3. ECMAScript Specifications:
   • Language Features: The ECMAScript specification is updated periodically to add new language features. For example, ECMAScript 6 (ES6) introduced classes, arrow functions, promises, and modules, making JavaScript more powerful and maintainable.
   • Backward Compatibility: Every new version of ECMAScript ensures that old JavaScript code continues to run as expected, allowing developers to use newer features without breaking compatibility with existing code.

What are the Basic Workflows of ECMAScript?

The basic workflow for an ECMAScript (JavaScript) engine in a modern runtime environment is as follows:

1. Parsing:
   • The ECMAScript engine first parses the JavaScript code. During this phase, the engine converts the source code into an Abstract Syntax Tree (AST), a data structure that represents the code structure.
2. Compilation:
   • Once the AST is generated, the engine compiles the JavaScript into machine-readable bytecode. In modern engines (such as V8), Just-In-Time (JIT) compilation is used, which means that the bytecode is generated as the code executes, rather than ahead of time.
3. Execution:
   • The bytecode is executed by the engine’s execution context, which handles variable lookup, function execution, and interactions with the DOM or server-side APIs.
4. Event Loop & Asynchronous Execution:
   • ECMAScript supports asynchronous operations, especially useful in web and server-side applications. The event loop manages asynchronous tasks, allowing non-blocking I/O operations like API calls or file reading. These tasks are executed when the engine is idle, without blocking the main thread.
5. Garbage Collection:
   • Modern ECMAScript engines perform automatic memory management using garbage collection. Unused memory (i.e., objects no longer referenced) is reclaimed to prevent memory leaks, ensuring the application runs efficiently.

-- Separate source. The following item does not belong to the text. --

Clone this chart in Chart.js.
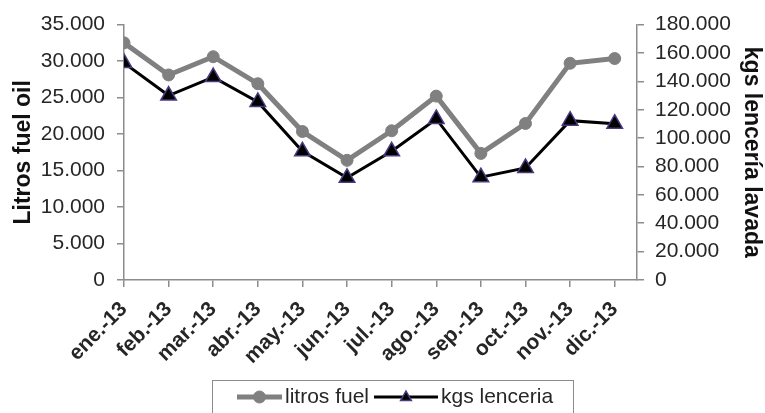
<!DOCTYPE html>
<html lang="es">
<head>
  <meta charset="UTF-8" />
  <title>Litros fuel oil / kgs lencería lavada</title>
  <script src="https://cdn.jsdelivr.net/npm/chart.js"></script>
  <style>
    html, body { margin: 0; padding: 0; background: #fff; }
    #wrap { width: 765px; height: 413px; }
  </style>
</head>
<body>
  <div id="wrap"><canvas id="fuelChart" width="765" height="413"></canvas></div>

  <script>
    const months = ['ene.-13', 'feb.-13', 'mar.-13', 'abr.-13', 'may.-13', 'jun.-13',
                    'jul.-13', 'ago.-13', 'sep.-13', 'oct.-13', 'nov.-13', 'dic.-13'];
    const litrosFuel = [32500, 28100, 30600, 26900, 20350, 16400, 20450, 25200, 17350, 21450, 29700, 30350];
    const kgsLenceria = [153000, 130000, 143000, 125500, 90700, 72000, 90700, 113500, 72500, 79000, 112300, 110200];
    const leftTicks = [0, 5000, 10000, 15000, 20000, 25000, 30000, 35000];
    const rightTicks = [0, 20000, 40000, 60000, 80000, 100000, 120000, 140000, 160000, 180000];

    const font = 'Liberation Sans, Arial, sans-serif';
    const axisGrey = '#8c8c8c';
    const textColor = '#262626';

    function fmt(v) {
      return String(v).replace(/\B(?=(\d{3})+(?!\d))/g, '.');
    }

    // legend drawn as in the original: framed box under the chart, line + marker per series
    const boxLegend = {
      id: 'boxLegend',
      afterDraw(chart) {
        const ctx = chart.ctx;
        ctx.save();
        ctx.strokeStyle = axisGrey;
        ctx.lineWidth = 1;
        ctx.strokeRect(212.5, 380.5, 361, 40);

        const y = 397;
        const items = [
          { ds: chart.data.datasets[0], x0: 237, x1: 282, tx: 285 },
          { ds: chart.data.datasets[1], x0: 374, x1: 438, tx: 441 }
        ];
        items.forEach(it => {
          const ds = it.ds;
          ctx.strokeStyle = ds.borderColor;
          ctx.lineWidth = ds.borderWidth;
          ctx.beginPath();
          ctx.moveTo(it.x0, y);
          ctx.lineTo(it.x1, y);
          ctx.stroke();
          const cx = (it.x0 + it.x1) / 2;
          ctx.fillStyle = ds.pointBackgroundColor;
          ctx.strokeStyle = ds.pointBorderColor;
          ctx.lineWidth = ds.pointBorderWidth;
          ctx.beginPath();
          if (ds.pointStyle === 'triangle') {
            const r = 6;
            ctx.moveTo(cx, y - r);
            ctx.lineTo(cx + r * 0.9, y + r * 0.6);
            ctx.lineTo(cx - r * 0.9, y + r * 0.6);
            ctx.closePath();
          } else {
            ctx.arc(cx, y, 6, 0, Math.PI * 2);
          }
          ctx.fill();
          ctx.stroke();
          ctx.fillStyle = textColor;
          ctx.font = '21px ' + font;
          ctx.textBaseline = 'middle';
          ctx.textAlign = 'left';
          ctx.fillText(ds.label, it.tx, y);
        });
        ctx.restore();
      }
    };

    const ctx = document.getElementById('fuelChart').getContext('2d');
    const chart = new Chart(ctx, {
      type: 'line',
      data: {
        datasets: [{
          label: 'litros fuel',
          data: litrosFuel.map((v, i) => ({ x: i, y: v })),
          yAxisID: 'y',
          borderColor: '#808080',
          borderWidth: 5,
          pointStyle: 'circle',
          pointRadius: 6,
          pointBackgroundColor: '#808080',
          pointBorderColor: '#808080',
          pointBorderWidth: 1,
          tension: 0,
          order: 1
        }, {
          label: 'kgs lenceria',
          data: kgsLenceria.map((v, i) => ({ x: i, y: v })),
          yAxisID: 'y1',
          borderColor: '#000000',
          borderWidth: 3,
          pointStyle: 'triangle',
          pointRadius: 9,
          pointBackgroundColor: '#000000',
          pointBorderColor: '#4b3a80',
          pointBorderWidth: 1.5,
          tension: 0,
          order: 0
        }]
      },
      options: {
        responsive: false,
        animation: false,
        layout: { padding: { top: 22, left: 0, right: 0, bottom: 0 } },
        plugins: {
          legend: { display: false },
          tooltip: { enabled: false }
        },
        scales: {
          x: {
            type: 'linear',
            min: 0,
            max: 11.5,
            afterBuildTicks: s => { s.ticks = months.map((m, i) => ({ value: i })); },
            afterFit: s => { s.height = 133; },
            border: { color: axisGrey, width: 1.5 },
            grid: { drawOnChartArea: false, color: axisGrey, lineWidth: 1.5, tickLength: 7 },
            ticks: {
              autoSkip: false,
              minRotation: 45,
              maxRotation: 45,
              padding: 10,
              color: textColor,
              font: { family: font, size: 21, weight: 'bold' },
              callback: v => months[v] || ''
            }
          },
          y: {
            position: 'left',
            min: 0,
            max: 35000,
            afterBuildTicks: s => { s.ticks = leftTicks.map(v => ({ value: v })); },
            afterFit: s => { s.width = 124; },
            border: { color: axisGrey, width: 1.5 },
            grid: { drawOnChartArea: false, color: axisGrey, lineWidth: 1.5, tickLength: 7 },
            ticks: {
              padding: 12,
              color: textColor,
              font: { family: font, size: 21 },
              callback: v => fmt(v)
            },
            title: {
              display: true,
              text: 'Litros fuel oil',
              color: '#111',
              padding: { top: 10, bottom: 0 },
              font: { family: font, size: 23, weight: 'bold' }
            }
          },
          y1: {
            position: 'right',
            min: 0,
            max: 180000,
            afterBuildTicks: s => { s.ticks = rightTicks.map(v => ({ value: v })); },
            afterFit: s => { s.width = 128; },
            border: { color: axisGrey, width: 1.5 },
            grid: { drawOnChartArea: false, color: axisGrey, lineWidth: 1.5, tickLength: 7 },
            ticks: {
              padding: 11,
              color: textColor,
              font: { family: font, size: 21 },
              callback: v => fmt(v)
            },
            title: {
              display: true,
              text: 'kgs lencería lavada',
              color: '#111',
              padding: { top: 0, bottom: 0 },
              font: { family: font, size: 23, weight: 'bold' }
            }
          }
        }
      },
      plugins: [boxLegend]
    });
  </script>
</body>
</html>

Step-by-Step Getting Started Guide for ECMAScript

Step 1: Setting Up Your Environment

• For Web Development: Install a modern web browser (like Google Chrome or Mozilla Firefox) that supports ECMAScript features.
• For Node.js Development: Download and install Node.js from the official website (https://nodejs.org/). This will allow you to run ECMAScript code on the server side using JavaScript.

Step 2: Writing ECMAScript Code

• In the Browser: Open your browser’s Developer Tools (usually by pressing F12), navigate to the Console tab, and start writing ECMAScript (JavaScript) code directly in the console.
• In Node.js: Create a .js file on your local machine and write ECMAScript code in it. Use a text editor (e.g., VS Code, Sublime Text) to create your script.

Example:

// Example of ECMAScript code
const greeting = "Hello, World!";
console.log(greeting);

Step 3: Running the Code

• In the Browser: Simply open the developer tools and execute your code in the console.
• In Node.js: Open a terminal, navigate to the directory containing your .js file, and run the command: node yourFile.js

Step 4: Using New Features (ES6+)

• Learn and utilize features from ECMAScript 6 and later, such as arrow functions, classes, let/const, and promises. These features help streamline code, improve readability, and enhance performance.

Example (ES6+):

// Arrow function example (ES6)
const add = (a, b) => a + b;
console.log(add(5, 3)); // Output: 8

Step 5: Debugging and Optimizing

• Use browser developer tools to debug your code by setting breakpoints and inspecting variables.
• In Node.js, use debugging tools like Node Inspector or VS Code’s built-in debugger to inspect server-side JavaScript.